Meet Meg, our new Environmental Education Intern

Hello everyone, my name is Meg Sanders, and I am a UConn Extension Environmental Education intern with the Natural Resources Conservation Academy for summer 2020.

Meg on a hike at Heublein Tower in Simsbury, CT.

A little bit about myself, I am a sophomore at UConn studying environmental science with a minor in communication. I was an intern with UConn Extension during the summer of 2019 and I worked with other extension educators and 4-H educators. My experience with UConn Extension has allowed me to gain valuable field experiences at Auer Farm, the 4-H Hartford County Fair, and other 4-H sites in CT. I’ve been really lucky to have had opportunities working with many diverse groups of youth and adults in order to both teach others and learn about their experiences with the environment. I especially loved working with CT youth at Auer Farm, and being able to teach students who didn’t have much experience with rural ecosystems about the animals on a farm.

 

 

 

 

 

Meg, Maggi Anstett and Madeline Williams on Connecticut Environmental Action Day demonstrating a lesson to CT middle schoolers.
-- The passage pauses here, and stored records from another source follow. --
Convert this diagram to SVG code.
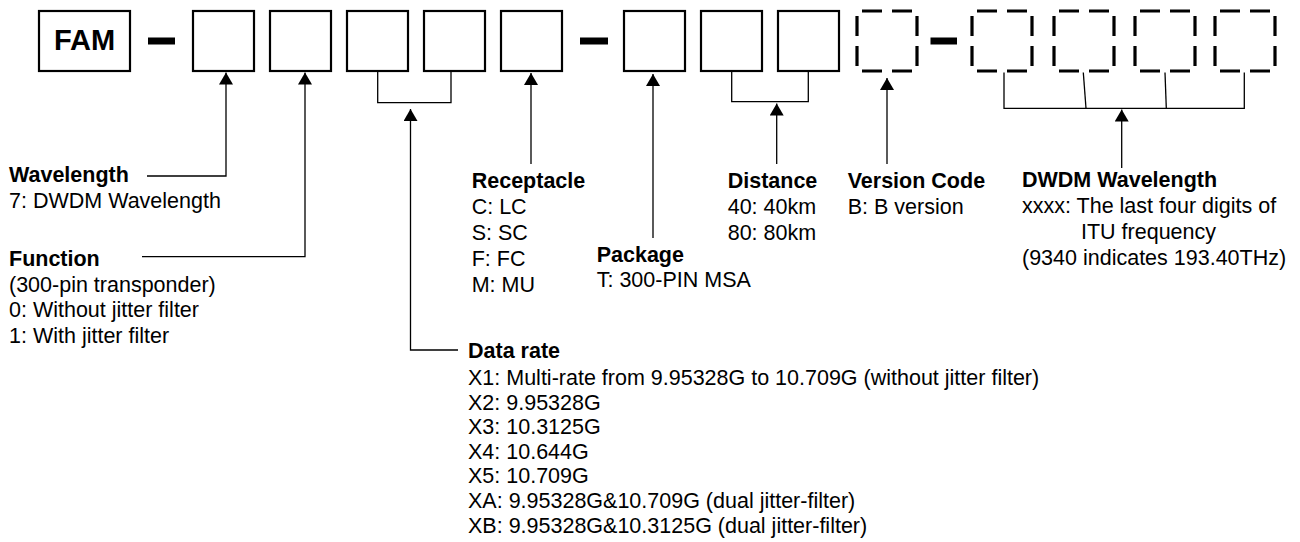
<svg xmlns="http://www.w3.org/2000/svg" width="1300" height="542" viewBox="0 0 1300 542">
<style>
.box{fill:#fff;stroke:#000;stroke-width:2.2}
.dbox{fill:none;stroke:#000;stroke-width:3.2;stroke-dasharray:20 10;stroke-dashoffset:25}
.bar{fill:#000}
.ln{fill:none;stroke:#000;stroke-width:1.3}
.arr{fill:none;stroke:#000;stroke-width:1.3;marker-end:url(#ah)}
text{font-family:"Liberation Sans",Arial,sans-serif;font-size:21.5px;fill:#000}
.h{font-weight:bold}
.fam{font-weight:bold;font-size:29px}
</style>
<defs>
<marker id="ah" viewBox="0 0 12 14" refX="12" refY="7" markerWidth="12" markerHeight="14" markerUnits="userSpaceOnUse" orient="auto">
<path d="M0,0 L12,7 L0,14 z" fill="#000"/>
</marker>
</defs>
<g id="code">
<g id="fam"><rect class="box" x="39" y="11" width="91" height="60"/><text class="fam" x="84.5" y="50" text-anchor="middle">FAM</text></g>
<rect class="bar" x="148" y="37.5" width="27" height="7"/>
<g id="b1"><rect class="box" x="193" y="11" width="61" height="60"/></g>
<g id="b2"><rect class="box" x="270" y="11" width="61" height="60"/></g>
<g id="b3"><rect class="box" x="347" y="11" width="61" height="60"/></g>
<g id="b4"><rect class="box" x="424" y="11" width="61" height="60"/></g>
<g id="b5"><rect class="box" x="501" y="11" width="61" height="60"/></g>
<rect class="bar" x="580" y="37.5" width="28" height="7"/>
<g id="b6"><rect class="box" x="624" y="11" width="61" height="60"/></g>
<g id="b7"><rect class="box" x="701" y="11" width="61" height="60"/></g>
<g id="b8"><rect class="box" x="778" y="11" width="61" height="60"/></g>
<g id="b9"><rect class="dbox" x="857" y="11" width="60" height="60"/></g>
<rect class="bar" x="930.5" y="37.5" width="26.5" height="7"/>
<g id="b10"><rect class="dbox" x="972" y="11" width="60" height="60"/></g>
<g id="b11"><rect class="dbox" x="1054" y="11" width="60" height="60"/></g>
<g id="b12"><rect class="dbox" x="1135" y="11" width="60" height="60"/></g>
<g id="b13"><rect class="dbox" x="1215" y="11" width="60" height="60"/></g>
</g>
<g id="connectors">
<polyline class="arr" points="147,176 226,176 226,72.5"/>
<polyline class="arr" points="142,256.7 305,256.7 305,72.5"/>
<polyline class="ln" points="377.7,72 377.7,102.7 451,102.7 451,72"/>
<polyline class="arr" points="458,350 410.5,350 410.5,109"/>
<line class="arr" x1="531" y1="164" x2="531" y2="73"/>
<line class="arr" x1="653" y1="238" x2="653" y2="74"/>
<polyline class="ln" points="731.7,72 731.7,101.7 808.3,101.7 808.3,72"/>
<line class="arr" x1="776.7" y1="164" x2="776.7" y2="103.5"/>
<line class="arr" x1="887" y1="164" x2="887" y2="78"/>
<polyline class="ln" points="1004,72.5 1004,108.3 1244.3,108.3 1244.3,72.5"/>
<line class="ln" x1="1083.3" y1="72.5" x2="1086" y2="108.3"/>
<line class="ln" x1="1165" y1="72.5" x2="1166.3" y2="108.3"/>
<line class="arr" x1="1121.7" y1="168" x2="1121.7" y2="109.5"/>
</g>
<g id="wavelength"><text class="h" x="9" y="182">Wavelength</text><text x="9" y="208">7: DWDM Wavelength</text></g>
<g id="function"><text class="h" x="9" y="266">Function</text><text x="9" y="291.5">(300-pin transponder)</text><text x="9" y="317">0: Without jitter filter</text><text x="9" y="342.5">1: With jitter filter</text></g>
<g id="receptacle"><text class="h" x="471.7" y="188.3">Receptacle</text><text x="471.7" y="214.3">C: LC</text><text x="471.7" y="240">S: SC</text><text x="471.7" y="265.7">F: FC</text><text x="471.7" y="291.5">M: MU</text></g>
<g id="package"><text class="h" x="596.7" y="261.7">Package</text><text x="596.7" y="287.3">T: 300-PIN MSA</text></g>
<g id="distance"><text class="h" x="727.7" y="188.3">Distance</text><text x="727.7" y="214.3">40: 40km</text><text x="727.7" y="240">80: 80km</text></g>
<g id="version"><text class="h" x="847.7" y="188.3">Version Code</text><text x="847.7" y="214.3">B: B version</text></g>
<g id="dwdm"><text class="h" x="1022" y="186.7">DWDM Wavelength</text><text x="1022" y="213.3">xxxx: The last four digits of</text><text x="1081" y="239">ITU frequency</text><text x="1022" y="265">(9340 indicates 193.40THz)</text></g>
<g id="datarate"><text class="h" x="468" y="358.3">Data rate</text><text x="468" y="385">X1: Multi-rate from 9.95328G to 10.709G (without jitter filter)</text><text x="468" y="409.6">X2: 9.95328G</text><text x="468" y="434.2">X3: 10.3125G</text><text x="468" y="458.8">X4: 10.644G</text><text x="468" y="483.4">X5: 10.709G</text><text x="468" y="508">XA: 9.95328G&amp;10.709G (dual jitter-filter)</text><text x="468" y="532.6">XB: 9.95328G&amp;10.3125G (dual jitter-filter)</text></g>
</svg>
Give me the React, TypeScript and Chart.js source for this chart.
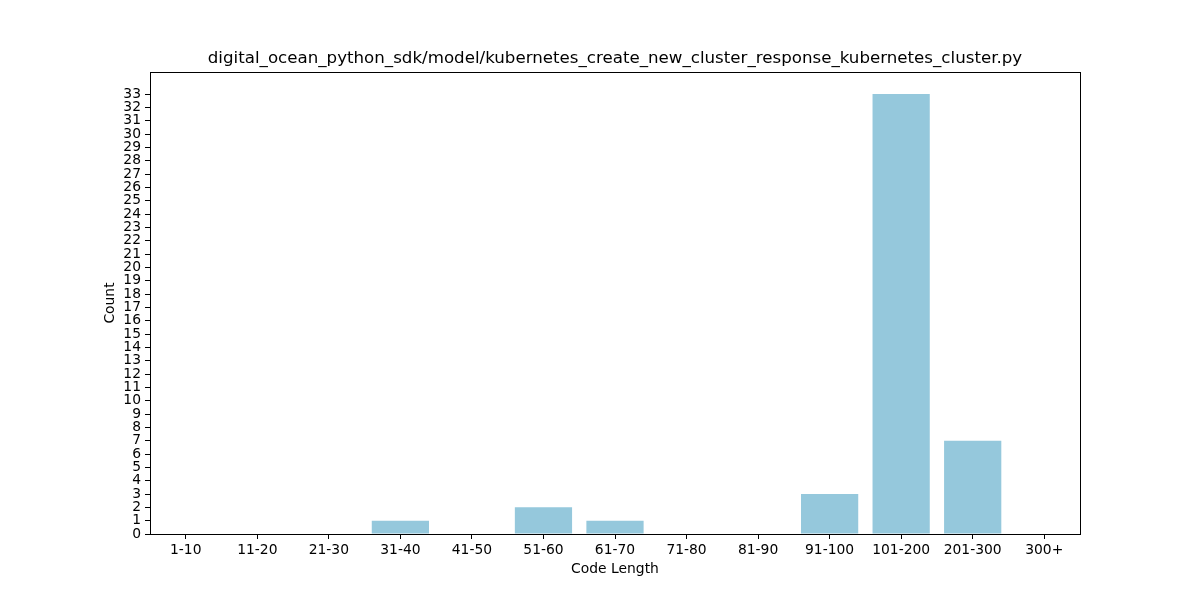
import React, { useEffect, useRef } from "react";
import { Chart, registerables } from "chart.js";

Chart.register(...registerables);

const categories = ["1-10", "11-20", "21-30", "31-40", "41-50", "51-60", "61-70", "71-80", "81-90", "91-100", "101-200", "201-300", "300+"];
const counts = [0, 0, 0, 1, 0, 2, 1, 0, 0, 3, 33, 7, 0];
const chartTitle = "digital_ocean_python_sdk/model/kubernetes_create_new_cluster_response_kubernetes_cluster.py";
const xLabel = "Code Length";
const yLabel = "Count";
const barColor = "#95c8dc";

const FONT = "'DejaVu Sans', sans-serif";

const framePlugin = {
  id: "frame",
  afterDraw(chart: any) {
    const { ctx, chartArea } = chart;
    ctx.save();
    ctx.strokeStyle = "#000";
    ctx.lineWidth = 1;
    ctx.strokeRect(Math.round(chartArea.left) + 0.5, Math.round(chartArea.top) + 0.5, Math.round(chartArea.right - chartArea.left), Math.round(chartArea.bottom - chartArea.top));
    ctx.restore();
  },
};

export default function App() {
  const ref = useRef<HTMLCanvasElement>(null);
  useEffect(() => {
    const maxCount = Math.max(...counts);
    const chart = new Chart(ref.current!, {
      type: "bar",
      data: {
        labels: categories,
        datasets: [
          {
            data: counts,
            backgroundColor: barColor,
            borderWidth: 0,
            barPercentage: 0.8,
            categoryPercentage: 1,
          },
        ],
      },
      options: {
        animation: false,
        responsive: false,
        maintainAspectRatio: false,
        layout: { padding: { left: 0, right: 120, top: 0, bottom: 0 } },
        plugins: {
          legend: { display: false },
          tooltip: { enabled: false },
          title: {
            display: true,
            text: chartTitle,
            fullSize: false,
            color: "#000",
            font: { family: FONT, size: 16.67, weight: "normal", lineHeight: 1.2 },
            padding: { top: 49, bottom: 3 },
          },
        },
        scales: {
          x: {
            type: "category",
            offset: true,
            grid: { display: true, drawOnChartArea: false, tickLength: 5, color: "#000", offset: false },
            border: { display: true, color: "#000" },
            ticks: { color: "#000", font: { family: FONT, size: 13.89 }, padding: 3, maxRotation: 0, autoSkip: false },
            title: {
              display: true,
              text: xLabel,
              color: "#000",
              font: { family: FONT, size: 13.89, lineHeight: 1.2 },
              padding: { top: 0, bottom: 22.5 },
            },
            afterFit: (scale: any) => {
              scale.height = 66;
            },
          },
          y: {
            min: 0,
            max: maxCount * 1.05,
            grid: { display: true, drawOnChartArea: false, tickLength: 5, color: "#000" },
            border: { display: true, color: "#000" },
            ticks: {
              stepSize: 1,
              includeBounds: false,
              autoSkip: false,
              color: "#000",
              font: { family: FONT, size: 13.89 },
              padding: 4,
            },
            afterBuildTicks: (scale: any) => {
              scale.ticks = scale.ticks.filter((t: any) => t.value <= maxCount && Number.isInteger(t.value));
            },
            title: {
              display: true,
              text: yLabel,
              color: "#000",
              font: { family: FONT, size: 13.89, lineHeight: 1.2 },
              padding: { top: 102, bottom: 0 },
            },
            afterFit: (scale: any) => {
              scale.width = 150;
            },
          },
        },
      },
      plugins: [framePlugin],
    });
    return () => chart.destroy();
  }, []);
  return (
    <div style={{ position: "fixed", left: 0, top: 0, width: 1200, height: 600, background: "#fff" }}>
      <canvas ref={ref} width={1200} height={600} style={{ width: 1200, height: 600 }} />
    </div>
  );
}
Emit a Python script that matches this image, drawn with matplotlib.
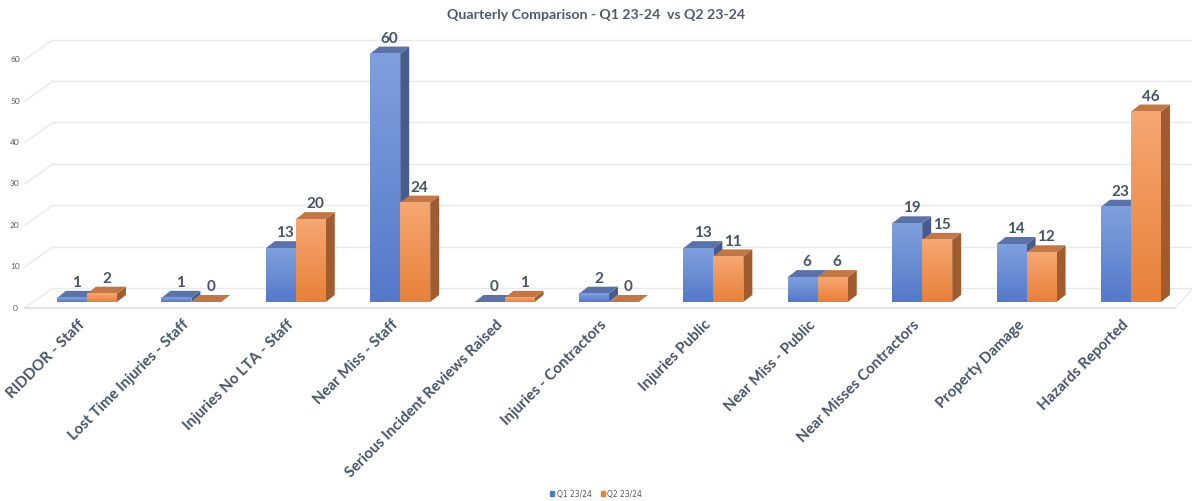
import numpy as np
import matplotlib.pyplot as plt
from matplotlib.colors import LinearSegmentedColormap
from matplotlib.patches import Polygon, Patch

categories = ["RIDDOR - Staff", "Lost Time Injuries - Staff", "Injuries No LTA - Staff",
              "Near Miss - Staff", "Serious Incident Reviews Raised", "Injuries - Contractors",
              "Injuries Public", "Near Miss - Public", "Near Misses Contractors",
              "Property Damage", "Hazards Reported"]
q1 = [1, 1, 13, 60, 0, 2, 13, 6, 19, 14, 23]
q2 = [2, 0, 20, 24, 1, 0, 11, 6, 15, 12, 46]
series_names = ["Q1 23/24", "Q2 23/24"]
yticks = [0, 10, 20, 30, 40, 50, 60]

txt = "#44546A"
bw = 0.287          # bar width (category units)
dx, dy = 0.086, 1.7  # bar depth offset
fdy, bdy = -1.45, 3.38   # floor front / back wall offset (value units)
fx0, bx0 = -0.594, -0.326

fig = plt.figure(figsize=(11.92, 5.01), dpi=100)
ax = fig.add_axes([0, 0, 1, 1])
ax.axis("off")

x = np.arange(len(categories))

# back wall gridlines and left diagonals
for t in yticks:
    ax.plot([bx0, 10.6], [t + bdy, t + bdy], color="#E9E9E9", lw=1, zorder=1)
    ax.plot([fx0, bx0], [t + fdy, t + bdy], color="#E9E9E9", lw=1, zorder=1)
    ax.text(-0.69, t + fdy, str(t), fontsize=6, color="#595959", ha="center", va="center",
            family="Lato")
# floor front edge
ax.plot([fx0, 10.42], [fdy, fdy], color="#D9DEE8", lw=1.2, zorder=1)
ax.plot([10.42, 10.6], [fdy, bdy], color="#E9E9E9", lw=1, zorder=1)

styles = [
    dict(lo="#5479C9", hi="#7FA0DE", side="#475C8C", top="#5B72A8"),
    dict(lo="#E8803A", hi="#F6A772", side="#A05C2E", top="#C17846"),
]

z = 2
for i in range(len(categories)):
    for s, vals in enumerate([q1, q2]):
        st = styles[s]
        v = vals[i]
        x0 = x[i] - bw + s * bw
        x1 = x0 + bw
        # side face
        ax.add_patch(Polygon([[x1, 0], [x1 + dx, dy], [x1 + dx, v + dy], [x1, v]],
                             closed=True, fc=st["side"], ec="none", zorder=z))
        # top face
        ax.add_patch(Polygon([[x0, v], [x0 + dx, v + dy], [x1 + dx, v + dy], [x1, v]],
                             closed=True, fc=st["top"], ec="none", zorder=z))
        # front face with gradient
        if v > 0:
            cm = LinearSegmentedColormap.from_list("g", [st["lo"], st["hi"]])
            ax.imshow(np.linspace(0, 1, 100).reshape(-1, 1), extent=(x0, x1, 0, v),
                      origin="lower", cmap=cm, aspect="auto", zorder=z)
        ax.text((x0 + x1 + dx) / 2, v + dy + 0.2, str(v), ha="center", va="bottom",
                fontsize=11, fontweight="bold", color=txt, family="Lato", zorder=50)
        z += 1

# category labels
for i, c in enumerate(categories):
    ax.text(x[i] - 0.09, -3.8, c, rotation=45, rotation_mode="anchor", ha="right", va="top",
            fontsize=10.8, fontweight="bold", color=txt, family="Lato")

ax.set_xlim(-87 / 104.4, (1192 - 87) / 104.4)
ax.set_ylim((302 - 501) / 4.14, 302 / 4.14)

fig.text(0.5, 1 - 15 / 501, "Quarterly Comparison - Q1 23-24  vs Q2 23-24", ha="center",
         va="center", fontsize=10.2, fontweight="bold", color="#515A6B", family="Lato")

handles = [Patch(color=styles[0]["lo"]), Patch(color=styles[1]["lo"])]
fig.legend(handles, series_names, loc="center", bbox_to_anchor=(0.5, 1 - 494 / 501), ncol=2,
           frameon=False, fontsize=5.5, handlelength=0.6, handleheight=0.6, handletextpad=0.3,
           columnspacing=1.2, labelcolor="#595959")

fig.savefig("out.png", dpi=100)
During the academic school year of 2019-2020, I was a grant recipient for the UConn Co-op Legacy Fellowship Change Grant. With this grant, I worked with two fellow UConn undergraduate students to create environmental education curriculum kits that we hoped to distribute to middle school educators all over Connecticut. We prepared an online and in-class curriculum using existing 4-H educational materials on climate change education, and planned to distribute these and kits to CT middle schools before schools were closed down this spring. This effort was done in paralleled with Connecticut Environmental Action Day. From this experience, I was able to learn more about what goes into creating environmental educational content, and was able to further my experience working with extension educators.

 

My interests in the environment are still growing and changing daily. A fun fact about myself is that I had the opportunity to attend a short UConn study abroad experience before I began interning for UConn Extension. Unfortunately, it did not happen due to the pandemic, but we would have traveled to South Africa to study African field ecology. With this, I’d hoped to be able to see ecosystems that I normally wouldn’t be exposed to, and learn about what conservation means to different people around the world. This trip will not be happening this year but will be next year, and I hope to be able to still gain these unique experiences. Next year, I would love to be able to use some of the knowledge about conservation that I will have learned this summer and apply it to what I will be learning abroad.

This summer, I am very excited to learn how to provide environmental education in many ways, including online. Learning how to utilize resources online to deliver similar content that would have been used in hands-on field experiences will be interesting and thought-provoking. I look forward to improving my skills with mapping technologies, such as GPS and GIS. Overall, I look forward to being able to apply all of the natural resources knowledge that I can to other aspects of my life in order to promote conservation and sustainability.